-- start --

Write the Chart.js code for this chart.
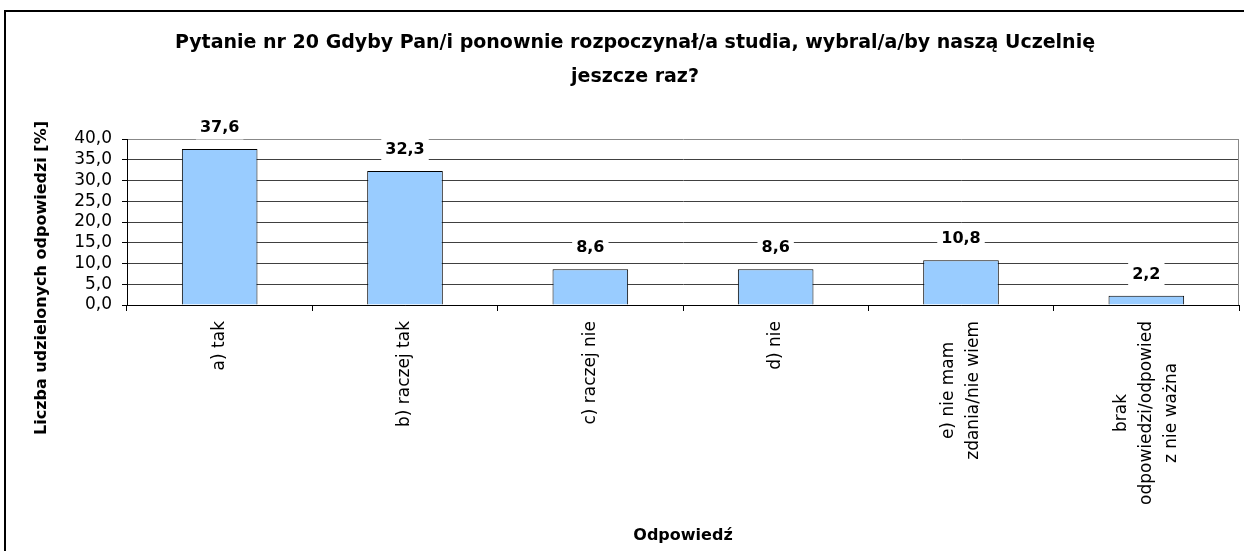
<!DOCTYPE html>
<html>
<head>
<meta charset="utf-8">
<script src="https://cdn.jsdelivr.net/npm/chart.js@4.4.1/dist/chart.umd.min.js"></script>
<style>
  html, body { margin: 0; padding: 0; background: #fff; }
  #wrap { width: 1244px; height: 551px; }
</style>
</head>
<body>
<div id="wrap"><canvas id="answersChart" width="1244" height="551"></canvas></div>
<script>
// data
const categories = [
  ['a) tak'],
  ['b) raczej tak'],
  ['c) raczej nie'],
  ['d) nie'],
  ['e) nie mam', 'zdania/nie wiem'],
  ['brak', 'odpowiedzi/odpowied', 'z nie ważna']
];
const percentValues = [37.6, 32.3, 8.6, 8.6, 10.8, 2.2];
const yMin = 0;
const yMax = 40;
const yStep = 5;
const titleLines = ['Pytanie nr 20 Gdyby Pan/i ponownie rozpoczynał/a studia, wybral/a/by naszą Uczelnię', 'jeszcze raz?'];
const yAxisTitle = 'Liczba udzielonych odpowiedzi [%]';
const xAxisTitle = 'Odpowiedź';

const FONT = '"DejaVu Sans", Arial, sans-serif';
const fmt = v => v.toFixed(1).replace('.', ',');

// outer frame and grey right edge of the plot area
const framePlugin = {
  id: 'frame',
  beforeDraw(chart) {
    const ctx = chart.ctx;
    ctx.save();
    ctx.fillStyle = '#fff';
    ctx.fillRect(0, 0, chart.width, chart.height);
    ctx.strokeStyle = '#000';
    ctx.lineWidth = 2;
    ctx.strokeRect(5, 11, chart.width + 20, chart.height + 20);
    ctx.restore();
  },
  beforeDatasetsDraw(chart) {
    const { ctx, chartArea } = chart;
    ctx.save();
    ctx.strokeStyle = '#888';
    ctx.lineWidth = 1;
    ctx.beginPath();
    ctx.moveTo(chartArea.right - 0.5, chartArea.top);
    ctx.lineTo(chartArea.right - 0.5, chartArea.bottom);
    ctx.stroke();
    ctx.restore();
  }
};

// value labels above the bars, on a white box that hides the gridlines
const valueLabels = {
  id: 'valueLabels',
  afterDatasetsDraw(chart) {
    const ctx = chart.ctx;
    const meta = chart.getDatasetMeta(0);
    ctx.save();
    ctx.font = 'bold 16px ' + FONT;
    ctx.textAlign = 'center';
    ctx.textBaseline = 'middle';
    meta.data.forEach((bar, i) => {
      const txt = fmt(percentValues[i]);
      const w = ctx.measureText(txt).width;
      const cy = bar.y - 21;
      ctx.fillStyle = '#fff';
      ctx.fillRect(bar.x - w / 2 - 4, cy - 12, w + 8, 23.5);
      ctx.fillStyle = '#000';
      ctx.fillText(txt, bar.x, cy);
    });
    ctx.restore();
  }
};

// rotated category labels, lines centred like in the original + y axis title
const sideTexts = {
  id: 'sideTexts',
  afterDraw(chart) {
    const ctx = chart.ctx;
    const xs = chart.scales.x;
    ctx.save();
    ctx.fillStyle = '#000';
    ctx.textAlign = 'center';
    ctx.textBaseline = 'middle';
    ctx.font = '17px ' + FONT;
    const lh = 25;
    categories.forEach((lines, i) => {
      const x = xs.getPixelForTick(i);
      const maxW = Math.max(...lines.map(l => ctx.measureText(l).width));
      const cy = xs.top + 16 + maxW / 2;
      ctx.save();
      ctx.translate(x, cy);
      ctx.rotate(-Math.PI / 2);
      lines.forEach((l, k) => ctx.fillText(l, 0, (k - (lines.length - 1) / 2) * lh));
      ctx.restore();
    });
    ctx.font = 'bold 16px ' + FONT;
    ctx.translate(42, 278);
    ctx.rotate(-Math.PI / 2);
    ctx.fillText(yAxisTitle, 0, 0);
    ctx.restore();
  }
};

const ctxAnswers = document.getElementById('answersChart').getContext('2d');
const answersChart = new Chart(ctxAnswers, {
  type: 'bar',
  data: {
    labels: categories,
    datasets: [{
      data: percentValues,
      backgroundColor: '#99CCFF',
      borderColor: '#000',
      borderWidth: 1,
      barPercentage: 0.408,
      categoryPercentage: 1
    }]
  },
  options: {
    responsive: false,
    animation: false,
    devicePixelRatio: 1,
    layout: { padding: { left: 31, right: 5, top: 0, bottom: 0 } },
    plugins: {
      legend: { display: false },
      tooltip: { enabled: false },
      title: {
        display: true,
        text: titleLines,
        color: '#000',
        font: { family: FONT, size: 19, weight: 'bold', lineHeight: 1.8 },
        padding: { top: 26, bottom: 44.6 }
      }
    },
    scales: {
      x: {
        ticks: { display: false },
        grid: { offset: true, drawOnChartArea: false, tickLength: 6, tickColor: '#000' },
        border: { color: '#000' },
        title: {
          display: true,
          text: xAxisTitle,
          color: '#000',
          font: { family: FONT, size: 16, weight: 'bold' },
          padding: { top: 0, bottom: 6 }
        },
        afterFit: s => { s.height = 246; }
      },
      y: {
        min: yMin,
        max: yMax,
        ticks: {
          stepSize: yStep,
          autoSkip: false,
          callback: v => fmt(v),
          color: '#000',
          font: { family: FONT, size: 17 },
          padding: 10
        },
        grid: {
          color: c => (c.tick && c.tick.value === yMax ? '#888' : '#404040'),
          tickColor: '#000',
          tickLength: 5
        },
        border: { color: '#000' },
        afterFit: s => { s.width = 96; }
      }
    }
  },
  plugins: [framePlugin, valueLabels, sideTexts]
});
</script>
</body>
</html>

-- end --

WHAT THE EXERCISE ASKS: Copy exactly the lines running from the beginning of the listing through the line that has "const xAxisTitle = 'Odpowiedź';". Drop the pictures.

EXERCISE OUTPUT:
Write the Chart.js code for this chart.
<!DOCTYPE html>
<html>
<head>
<meta charset="utf-8">
<script src="https://cdn.jsdelivr.net/npm/chart.js@4.4.1/dist/chart.umd.min.js"></script>
<style>
  html, body { margin: 0; padding: 0; background: #fff; }
  #wrap { width: 1244px; height: 551px; }
</style>
</head>
<body>
<div id="wrap"><canvas id="answersChart" width="1244" height="551"></canvas></div>
<script>
// data
const categories = [
  ['a) tak'],
  ['b) raczej tak'],
  ['c) raczej nie'],
  ['d) nie'],
  ['e) nie mam', 'zdania/nie wiem'],
  ['brak', 'odpowiedzi/odpowied', 'z nie ważna']
];
const percentValues = [37.6, 32.3, 8.6, 8.6, 10.8, 2.2];
const yMin = 0;
const yMax = 40;
const yStep = 5;
const titleLines = ['Pytanie nr 20 Gdyby Pan/i ponownie rozpoczynał/a studia, wybral/a/by naszą Uczelnię', 'jeszcze raz?'];
const yAxisTitle = 'Liczba udzielonych odpowiedzi [%]';
const xAxisTitle = 'Odpowiedź';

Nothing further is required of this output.